User-agent: Googlebot
2. Disallow
The Disallow
directive indicates the URLs or directories that web crawlers should avoid indexing. This can be particularly useful for sections of your site that you don't want to be indexed, such as admin panels or private areas.
Disallow: /admin/
3. Allow
Conversely, the Allow
directive permits web crawlers to access specific files or directories within a disallowed area. This is handy when you want to grant access to certain content while restricting others in a disallowed section.
Allow: /public/
4. Crawl-delay
The Crawl-delay
directive introduces a delay in seconds between successive requests from a web crawler. This can be useful to prevent server overload, especially for sites with limited resources.
Crawl-delay: 5
5. Sitemap
The Sitemap
directive specifies the location of the XML sitemap for your website. This helps search engines discover and index your pages more efficiently.

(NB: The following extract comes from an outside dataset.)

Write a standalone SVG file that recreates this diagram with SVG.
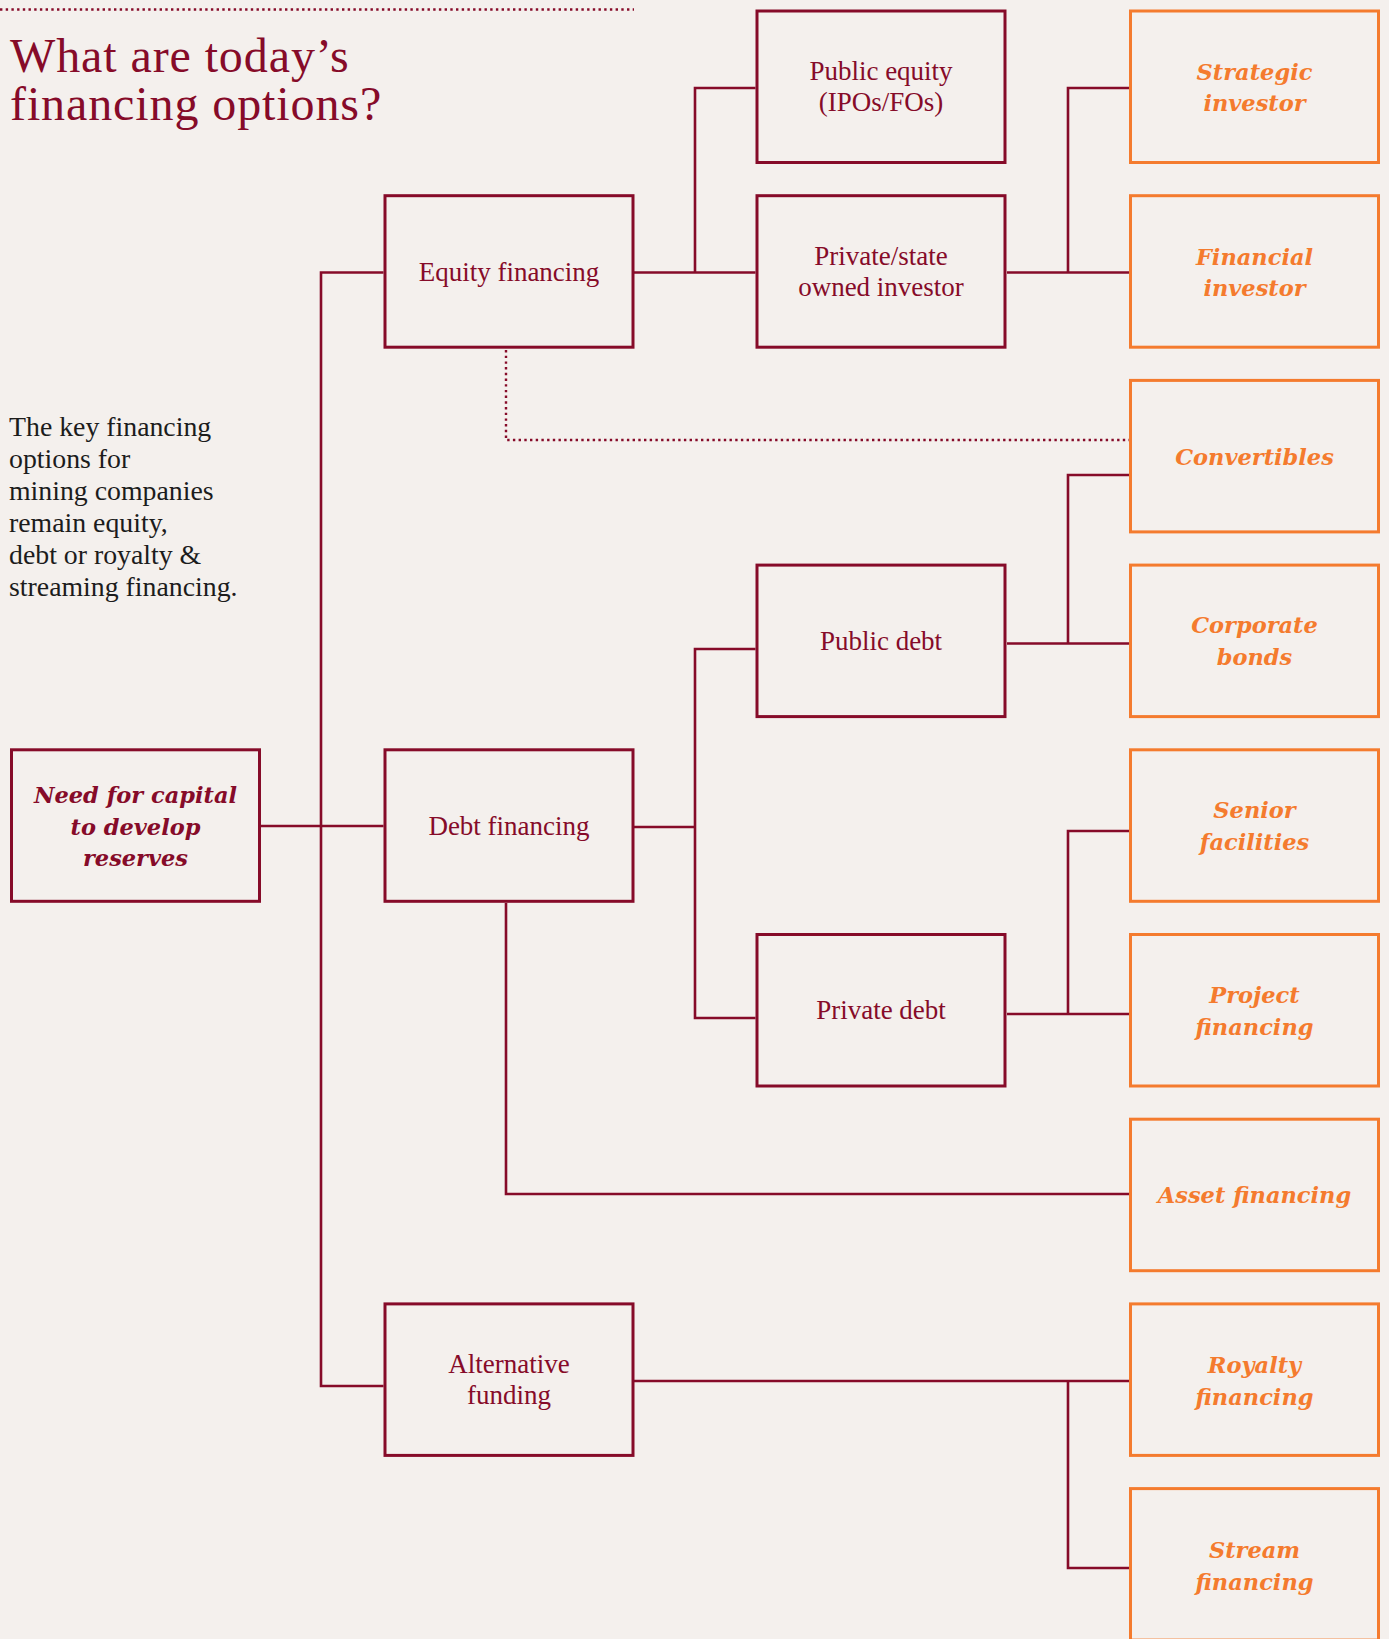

Sitemap: https://www.example.com/sitemap.xml
Putting It All Together
Now that we've explored the key parameters, let's see how they can be combined in a robots.txt file:
User-agent: Googlebot
Disallow: /admin/
Allow: /public/
User-agent: Bingbot
Disallow: /restricted/
Crawl-delay: 3
Sitemap: https://www.example.com/sitemap.xml
In this example, Googlebot is allowed to access the public section but is disallowed from the private area. Bingbot is restricted from crawling a specific directory. A crawl delay of 3 seconds is imposed for all crawlers, and the sitemap location is specified.
Conclusion
Mastering the robots.txt file is crucial for effective SEO and control over how search engines interact with your website. By understanding and utilizing these parameters, you can ensure that your site is properly crawled and indexed, contributing to its overall online success.